Henri Cartier-Bresson ? showed up today, a video I ordered from Amazon.com, a documentary "Featuring World-Renowned Photographer Henri Cartier-Bresson". Art, Life and Photography, in other words, with a capital "A", a capital "L" and a capital "P". Evidently Cartier-Bresson is a difficult old duck to interview, but he's been around as long as photography has been around and I've got a bunch of his books up on the shelf, so I have to take my cap off and pay attention. What does he say? What does he think about this snapshot shooting business? That Leica he used? Any reason to suspect I might need one?

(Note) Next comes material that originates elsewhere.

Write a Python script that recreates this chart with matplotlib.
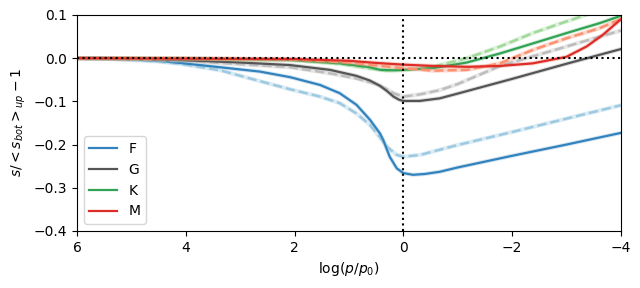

Well, photography isn't about equipment, any more than painting is about brushes. He seems to say the right things - the right things being the things I agree with, of course, too many opinions I don't like and he's undoubtedly overrated. One must stay on one's toes, you understand.

"Do you have the feeling you're a thief, sometimes?" she asks.

"A pickpocket, for sure", he replies, talking about his street photography and the images he snatches from his unsuspecting subjects. This gets my attention.

It is a short documentary. "I'm not looking for any expression, but a silence." That by itself is worth the purchase. The silences, as in music, as in pictures. What a way to put it. I have no idea what I might do with that thought, whether it has any useful application, and there's good reason to suspect the old codger is putting us on, after all, the sly glint in the eye grin as he says it, the old Zen zinger, which, of course, makes it seem all the more profound to us kids in the audience.

It's dark and it's raining outside, and I have this undeniable urge to go forth with a camera.

 
The banner photograph was taken near Lake Merritt.